Transparent is not the only outlet busting open binaries. Howard won his Guggenheim before Transparent brought him back to Hollywood. Maggie Nelson just won a MacArthur Grant and a National Book Critics Circle Award for The Argonauts, a memoir about her life and building a family with Harry Dodge. Against Me vocalist Laura Jane Grace made the cover of Rolling Stone and landed a TV show after coming out as male-to-female trans. And of course there’s Caitlyn Jenner.
OK, maybe trans is verging on trendy. But for someone like Howard, whose work has paved the way for folks like Grace and Soloway, this acceptance represents an important and authentic breaking down of barriers, not a passing commercial appropriation. Howard credits the generation after his, such as the students he taught at Williams and Queens colleges, with creating the sort of trans-man role models that made Lynn feel comfortable becoming Silas.
“I took so long to transition because I liked being queer. I made work that has been very important to the queer and trans community. That generation 10 years younger than me, that embraced By Hook or By Crook or Tribe 8 and the attitude and the spirit of individuality and self-expression and not fitting in and being a third gender, they inspired me. … I had a friend who was trans-masculine — he went by 'he' but was completely feminine in his expression. I think that’s what totally sold me. Even though I’m just a regular guy. I’m not super dandy, I have my moments, but I love in between. That was the party I wanted to join.”

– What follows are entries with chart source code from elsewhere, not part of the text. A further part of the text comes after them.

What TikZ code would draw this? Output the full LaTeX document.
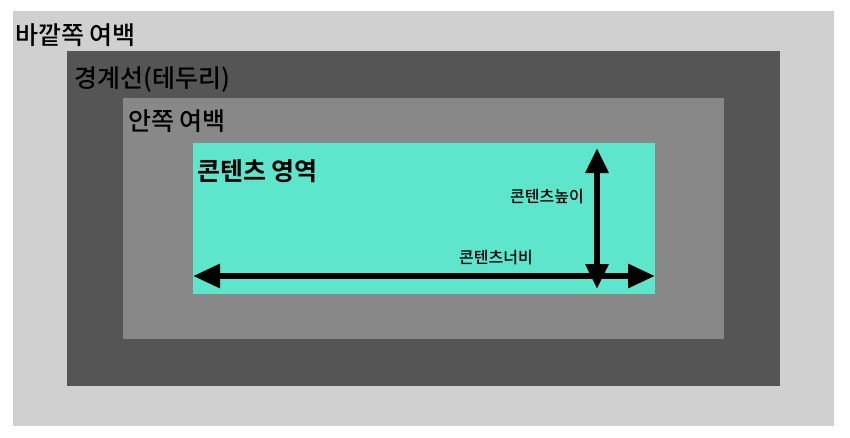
\documentclass[tikz,border=0pt]{standalone}
\usepackage{fontspec}
\setmainfont{Noto Sans CJK KR Medium}
\newfontfamily\krbold{Noto Sans CJK KR Bold}
\usetikzlibrary{arrows.meta}
\definecolor{outerc}{HTML}{D0D0D0}
\definecolor{borderc}{HTML}{555555}
\definecolor{padc}{HTML}{888888}
\definecolor{contentc}{HTML}{5EE6CC}
\tikzset{
  biglabel/.style={anchor=base west, inner sep=0pt, font=\fontsize{25}{27}\selectfont, text=black},
  smalllabel/.style={anchor=base, inner sep=0pt, font=\fontsize{16}{18}\selectfont, text=black},
  dimarrow/.style={line width=6pt, {Triangle[length=27pt,width=23pt]}-{Triangle[length=27pt,width=23pt]}}
}
\begin{document}
\begin{tikzpicture}[x=1pt,y=-1pt]
\useasboundingbox[fill=white] (0,0) rectangle (850,437);
\fill[outerc] (13,11) rectangle (834,426);
\fill[borderc] (67,51) rectangle (780,386);
\fill[padc] (123,98) rectangle (724,339);
\fill[contentc] (193,143) rectangle (655,294);
\node[biglabel] (outer) at (15,44) {바깥쪽 여백};
\node[biglabel] (border) at (74,87) {경계선(테두리)};
\node[biglabel] (pad) at (128,130) {안쪽 여백};
\node[biglabel, font=\krbold\fontsize{25}{27}\selectfont] (content) at (197,180) {콘텐츠 영역};
\node[smalllabel] (hlab) at (547,202) {콘텐츠높이};
\node[smalllabel] (wlab) at (496,263) {콘텐츠너비};
\coordinate (wl) at (193,276);
\coordinate (wr) at (655,276);
\coordinate (ht) at (597,148);
\coordinate (hb) at (597,289);
\draw[dimarrow] (wl) -- (wr);
\draw[dimarrow, {Triangle[length=25pt,width=22pt]}-{Triangle[length=25pt,width=22pt]}] (ht) -- (hb);
\end{tikzpicture}
\end{document}
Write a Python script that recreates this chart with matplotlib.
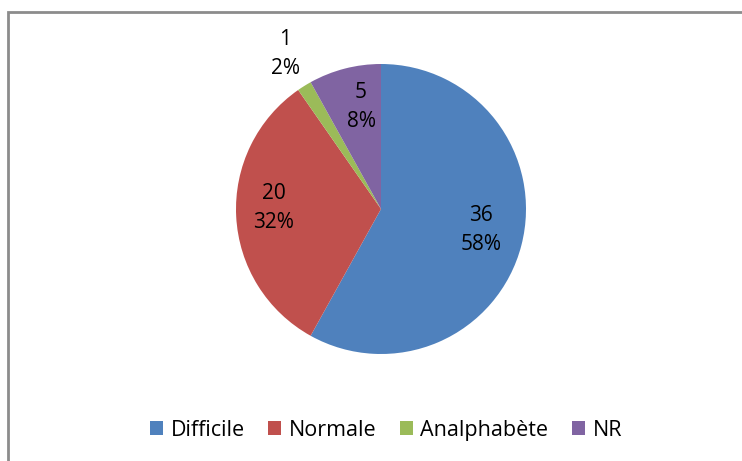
import matplotlib.pyplot as plt
from matplotlib.patches import Rectangle

categories = ["Difficile", "Normale", "Analphabète", "NR"]
counts = [36, 20, 1, 5]
percents = ["58%", "32%", "2%", "8%"]
colors = ["#4F81BD", "#C0504D", "#9BBB59", "#8064A2"]

plt.rcParams['font.family'] = ['Open Sans', 'DejaVu Sans']

W, H = 742, 461
fig = plt.figure(figsize=(W / 100, H / 100), dpi=100)

# chart border (only top/left visible, rest cropped)
fig.patches.append(Rectangle((8 / W, -0.02), 1.05, (H - 12) / H + 0.02,
                             transform=fig.transFigure, fill=False,
                             edgecolor="#8C8C8C", linewidth=2))

# pie axes: center (381, 209), radius 145 px
cx, cy, r = 381, 209, 145
ax = fig.add_axes([(cx - r) / W, (H - cy - r) / H, 2 * r / W, 2 * r / H])
wedges, _ = ax.pie(counts, colors=colors, startangle=90, counterclock=False,
                   radius=1.0)
ax.set_xlim(-1, 1)
ax.set_ylim(-1, 1)
ax.set_aspect('equal')

# data labels (position in px, from the picture)
label_pos = [(481, 230), (274, 208), (285, 54), (361, 107)]
for (px, py), n, p in zip(label_pos, counts, percents):
    fig.text(px / W, 1 - py / H, f"{n}\n{p}", ha='center', va='center',
             fontsize=15, linespacing=1.55, color='black')

leg = fig.legend(wedges, categories, loc='center', ncol=4,
                 bbox_to_anchor=(386 / W, 1 - 430 / H), frameon=False,
                 fontsize=15.5, handlelength=0.6, handleheight=0.6,
                 handletextpad=0.35, columnspacing=1.1)

fig.savefig("out.png", dpi=100)
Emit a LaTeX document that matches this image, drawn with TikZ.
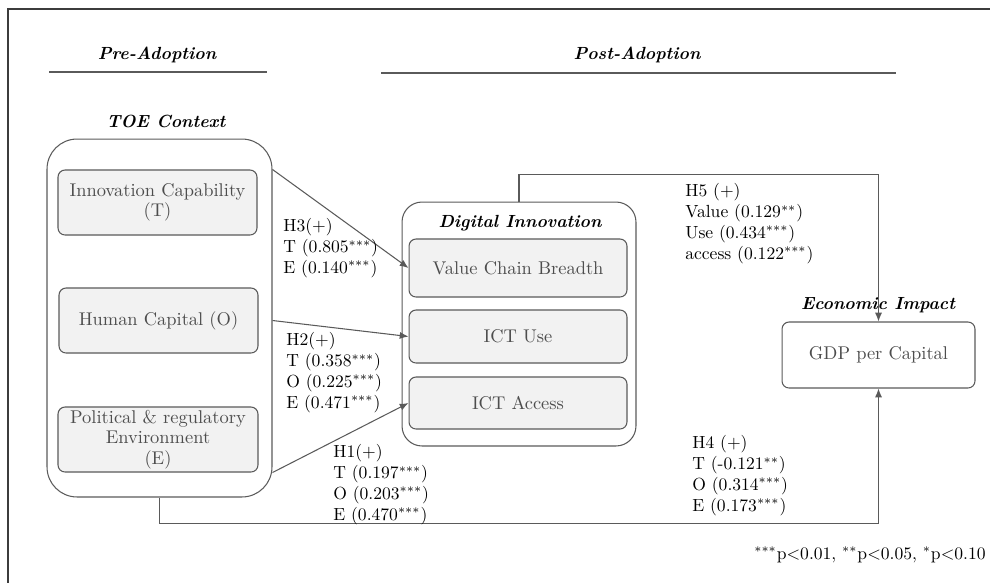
\documentclass[tikz,border=0pt]{standalone}
\definecolor{rmLine}{HTML}{5A5A5A}
\definecolor{rmFill}{HTML}{F2F2F2}
\definecolor{rmText}{HTML}{4D4D4D}
\definecolor{rmFrame}{HTML}{3C3C3C}
\usetikzlibrary{positioning,arrows.meta}

\tikzset{
  outerbox/.style={draw=rmLine, fill=white, line width=0.6pt},
  itembox/.style={draw=rmLine, fill=rmFill, rounded corners=4pt, line width=0.6pt,
    text=rmText, align=center, inner sep=0pt,
    font=\fontsize{10.5}{11.6}\selectfont},
  phase/.style={font=\fontsize{10}{12}\selectfont\bfseries\itshape, inner sep=0pt},
  hyplabel/.style={align=left, anchor=north west, inner sep=0pt,
    font=\fontsize{10}{11.9}\selectfont},
  link/.style={draw=rmLine, line width=0.6pt, -{Latex[length=5pt,width=4pt]}},
}

\begin{document}
\begin{tikzpicture}[x=0.02cm, y=-0.02cm]
  \useasboundingbox (0,0) rectangle (990,583);
  % frame edges
  \draw[rmFrame, line width=0.8pt] (990,9) -- (8,9) -- (8,583);

  % phases
  \node[phase, anchor=base] (pre) at (157,59) {Pre-Adoption};
  \node[phase, anchor=base] (post) at (637,59) {Post-Adoption};
  \draw[rmLine, line width=0.8pt] (49,72) -- (267,72);
  \draw[rmLine, line width=0.8pt] (381,73) -- (896,73);

  % TOE context
  \node[phase, anchor=base] (toetitle) at (166,127) {TOE Context};
  \node[outerbox, rounded corners=0.6cm, minimum width=4.5cm, minimum height=7.16cm] (toe) at (159.5,318) {};
  \node[itembox, minimum width=3.98cm, minimum height=1.3cm] (ic) at (157.5,202.5) {Innovation Capability\\(T)};
  \node[itembox, minimum width=3.98cm, minimum height=1.3cm] (hc) at (158.5,320.5) {Human Capital (O)};
  \node[itembox, minimum width=4.0cm, minimum height=1.3cm] (pol) at (158,439.5) {Political \& regulatory\\Environment\\(E)};

  % digital innovation
  \node[outerbox, rounded corners=0.4cm, minimum width=4.68cm, minimum height=4.88cm] (di) at (519,324) {};
  \node[phase, anchor=base] (dititle) at (520,227) {Digital Innovation};
  \node[itembox, minimum width=4.36cm, minimum height=1.16cm] (vcb) at (518,268) {Value Chain Breadth};
  \node[itembox, minimum width=4.36cm, minimum height=1.06cm] (use) at (518,336.5) {ICT Use};
  \node[itembox, minimum width=4.36cm, minimum height=1.04cm] (acc) at (518,403) {ICT Access};

  % economic impact
  \node[phase, anchor=base] (eititle) at (878,309) {Economic Impact};
  \node[outerbox, rounded corners=4pt, text=rmText, font=\fontsize{10.5}{11.6}\selectfont,
    minimum width=3.86cm, minimum height=1.32cm] (gdp) at (878.5,355) {GDP per Capital};

  % paths
  \draw[link] (toe.east |- ic.north) -- (vcb.west);
  \draw[link] (toe.east |- hc.center) -- (use.west);
  \draw[link] (toe.east |- pol.south) -- (acc.west);
  \draw[link] (di.north) -- ++(0,-27) -| (gdp.north);
  \draw[link] (toe.south) -- ++(0,26) -| (gdp.south);

  % hypotheses
  \node[hyplabel] (h3) at (283,218) {H3(+)\\T (0.805$^{***}$)\\E (0.140$^{***}$)};
  \node[hyplabel] (h2) at (286,332) {H2(+)\\T (0.358$^{***}$)\\O (0.225$^{***}$)\\E (0.471$^{***}$)};
  \node[hyplabel] (h1) at (333,444) {H1(+)\\T (0.197$^{***}$)\\O (0.203$^{***}$)\\E (0.470$^{***}$)};
  \node[hyplabel] (h5) at (685,183) {H5 (+)\\Value (0.129$^{**}$)\\Use (0.434$^{***}$)\\access (0.122$^{***}$)};
  \node[hyplabel] (h4) at (692,435) {H4 (+)\\T (-0.121$^{**}$)\\O (0.314$^{***}$)\\E (0.173$^{***}$)};
  \node[anchor=base east, inner sep=0pt, font=\fontsize{10}{12}\selectfont] (note) at (986,559)
    {$^{***}$p{\textless}0.01, $^{**}$p{\textless}0.05, $^{*}$p{\textless}0.10};
\end{tikzpicture}
\end{document}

Howard is deeply aware that gender-nonconformists face serious problems of bias, harassment, violence, depression and addiction. Just as he was preparing to shoot his episode of season two, a friend committed suicide.
“All this movement happens and then there's sometimes backlash. That makes you feel more frustrated, because it doesn't just trickle down to everyone. For some people, it’s wait, the boat's leaving without me.”
But on this particular Saturday night, Howard and his friends are in a celebratory and philosophical mood. TV paychecks finance the work he really wants to do, like make music videos for Peaches or a feature film about a strippers union.
“We’re not breaking into TV — TV is breaking into us,” Howard says.